川俣事件(1900年2月13日)〜足尾鉱毒事件〜
 勃発の地である。

   
埼玉用水路の終点
  ↑埼玉用水路の終点 (加須市大越〜外野)
   加須未来館の付近(下流側から撮影)
   写真の中央は古利根水位調節堰。水路幅は約3m、深さ約2.5m。
   ここから下流は歴史的経緯から、古利根用水(豊野用水の一部、
   川辺領用水、島中領用水の3用水を合口した用水路)と
   呼ばれている。現在も右岸へ豊野用水路が分水している。
   大越地区の豊野用水の周辺には、江戸時代に建てられた、
   
石橋供養塔が数多く分布する。

 佐波分水堰
↑佐波分水堰 (ざわ、加須市外野〜大利根町佐波)
 加須未来館から500m下流の付近(下流側から撮影)
 この付近ではもう埼玉用水路とは呼ばずに、古利根
 用水路という。
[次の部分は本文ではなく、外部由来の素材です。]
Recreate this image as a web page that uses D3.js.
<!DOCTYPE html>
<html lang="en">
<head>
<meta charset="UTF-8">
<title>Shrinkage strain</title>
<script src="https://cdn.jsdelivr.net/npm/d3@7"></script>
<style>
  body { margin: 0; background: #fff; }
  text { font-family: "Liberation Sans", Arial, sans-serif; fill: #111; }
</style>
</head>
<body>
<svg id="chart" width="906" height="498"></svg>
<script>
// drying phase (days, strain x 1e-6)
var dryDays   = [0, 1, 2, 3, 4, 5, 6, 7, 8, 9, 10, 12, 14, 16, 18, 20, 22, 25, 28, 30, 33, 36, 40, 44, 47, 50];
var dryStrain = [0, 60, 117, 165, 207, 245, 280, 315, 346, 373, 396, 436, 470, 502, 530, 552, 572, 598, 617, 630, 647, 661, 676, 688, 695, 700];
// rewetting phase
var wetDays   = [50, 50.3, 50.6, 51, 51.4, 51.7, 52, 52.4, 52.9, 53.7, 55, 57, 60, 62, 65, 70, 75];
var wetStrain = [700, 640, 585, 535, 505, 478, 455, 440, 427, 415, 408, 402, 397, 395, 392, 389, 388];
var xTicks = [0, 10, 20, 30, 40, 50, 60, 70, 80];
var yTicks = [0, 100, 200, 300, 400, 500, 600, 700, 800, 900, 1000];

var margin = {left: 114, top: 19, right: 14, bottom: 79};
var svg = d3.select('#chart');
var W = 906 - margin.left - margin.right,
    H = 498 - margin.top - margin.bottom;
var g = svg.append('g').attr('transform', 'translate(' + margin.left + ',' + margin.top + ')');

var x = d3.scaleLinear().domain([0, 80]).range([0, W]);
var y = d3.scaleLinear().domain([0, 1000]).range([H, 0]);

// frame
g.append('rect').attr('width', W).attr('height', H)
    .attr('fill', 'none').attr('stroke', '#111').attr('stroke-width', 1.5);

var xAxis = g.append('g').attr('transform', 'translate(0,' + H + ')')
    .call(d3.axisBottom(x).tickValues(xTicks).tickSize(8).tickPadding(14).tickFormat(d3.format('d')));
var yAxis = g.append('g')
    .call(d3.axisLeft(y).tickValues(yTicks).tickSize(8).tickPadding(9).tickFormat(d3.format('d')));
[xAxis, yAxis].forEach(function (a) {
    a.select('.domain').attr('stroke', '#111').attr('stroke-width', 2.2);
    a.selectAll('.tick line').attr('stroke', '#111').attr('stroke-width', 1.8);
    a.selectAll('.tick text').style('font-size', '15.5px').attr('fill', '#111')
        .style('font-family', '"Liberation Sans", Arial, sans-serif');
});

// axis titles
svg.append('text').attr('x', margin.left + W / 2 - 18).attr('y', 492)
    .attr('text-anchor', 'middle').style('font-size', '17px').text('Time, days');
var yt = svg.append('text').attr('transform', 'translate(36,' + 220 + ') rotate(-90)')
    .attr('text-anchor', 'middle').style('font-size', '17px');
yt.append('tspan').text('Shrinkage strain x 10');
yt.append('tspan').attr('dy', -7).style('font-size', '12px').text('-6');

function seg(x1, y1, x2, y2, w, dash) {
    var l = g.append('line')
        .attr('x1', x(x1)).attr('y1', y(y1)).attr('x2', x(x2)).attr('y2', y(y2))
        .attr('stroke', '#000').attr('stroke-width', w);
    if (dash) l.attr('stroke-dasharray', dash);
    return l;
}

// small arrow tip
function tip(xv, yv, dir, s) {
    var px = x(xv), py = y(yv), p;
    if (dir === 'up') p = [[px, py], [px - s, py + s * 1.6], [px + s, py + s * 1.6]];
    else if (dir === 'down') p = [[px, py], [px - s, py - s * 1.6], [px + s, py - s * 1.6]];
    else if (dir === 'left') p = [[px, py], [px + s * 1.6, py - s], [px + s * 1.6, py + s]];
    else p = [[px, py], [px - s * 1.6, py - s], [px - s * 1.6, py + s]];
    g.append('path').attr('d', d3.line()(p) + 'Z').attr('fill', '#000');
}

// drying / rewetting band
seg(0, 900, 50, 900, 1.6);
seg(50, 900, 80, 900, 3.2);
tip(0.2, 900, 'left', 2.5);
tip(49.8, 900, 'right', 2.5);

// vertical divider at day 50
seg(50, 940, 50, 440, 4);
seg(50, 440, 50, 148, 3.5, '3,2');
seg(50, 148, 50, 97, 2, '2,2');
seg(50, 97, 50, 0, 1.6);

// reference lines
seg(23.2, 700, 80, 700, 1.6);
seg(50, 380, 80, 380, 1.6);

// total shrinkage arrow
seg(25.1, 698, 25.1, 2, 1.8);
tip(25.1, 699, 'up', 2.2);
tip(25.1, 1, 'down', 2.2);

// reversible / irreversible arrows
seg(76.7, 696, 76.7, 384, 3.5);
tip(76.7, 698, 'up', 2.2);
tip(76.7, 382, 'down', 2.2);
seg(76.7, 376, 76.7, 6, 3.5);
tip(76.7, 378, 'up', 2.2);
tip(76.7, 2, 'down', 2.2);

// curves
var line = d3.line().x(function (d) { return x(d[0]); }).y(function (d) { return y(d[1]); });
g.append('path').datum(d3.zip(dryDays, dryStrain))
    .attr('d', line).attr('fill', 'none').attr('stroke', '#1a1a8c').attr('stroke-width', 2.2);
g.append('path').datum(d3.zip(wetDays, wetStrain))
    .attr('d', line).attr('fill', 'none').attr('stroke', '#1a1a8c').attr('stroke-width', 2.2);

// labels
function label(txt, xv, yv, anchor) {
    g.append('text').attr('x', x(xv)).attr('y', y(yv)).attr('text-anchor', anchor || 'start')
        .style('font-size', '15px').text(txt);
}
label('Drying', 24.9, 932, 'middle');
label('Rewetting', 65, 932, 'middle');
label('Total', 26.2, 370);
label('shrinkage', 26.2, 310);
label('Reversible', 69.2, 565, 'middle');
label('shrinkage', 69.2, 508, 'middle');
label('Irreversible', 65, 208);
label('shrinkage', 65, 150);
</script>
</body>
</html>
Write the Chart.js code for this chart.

名前のとおり、利根川の派川(
浅間川)の
 流路跡であり、加須市と大利根町の境界を流れる。
 佐波分水堰では左岸へ川辺領用水路を分水する。
 写真奥は利根川の右岸堤防と加須未来館。
 ここから東へ200mの鷲神社にも、古い様式の
 
几号付きの水準点が残っている。

   川辺領用水路
  ↑川辺領用水路 (大利根町弥兵衛)
   川辺領とは、概ね現在の大利根町の区域のこと。
   
埼玉大橋(利根川)の下流付近で、川辺領用水路は
   2派に別れ、左岸が東川用水路(利根川に沿って東へ流れる)、
   右岸が元和川用水路(南東へ流れる)となる。
   水路延長は共に約6Km。埼玉大橋の下流の
   利根川右岸堤防には、かつては川辺領用水の
   元圦である佐波樋管(大正4年竣工、煉瓦造)が
   設けられていたが、今は顕彰碑が建つのみで痕跡すらない。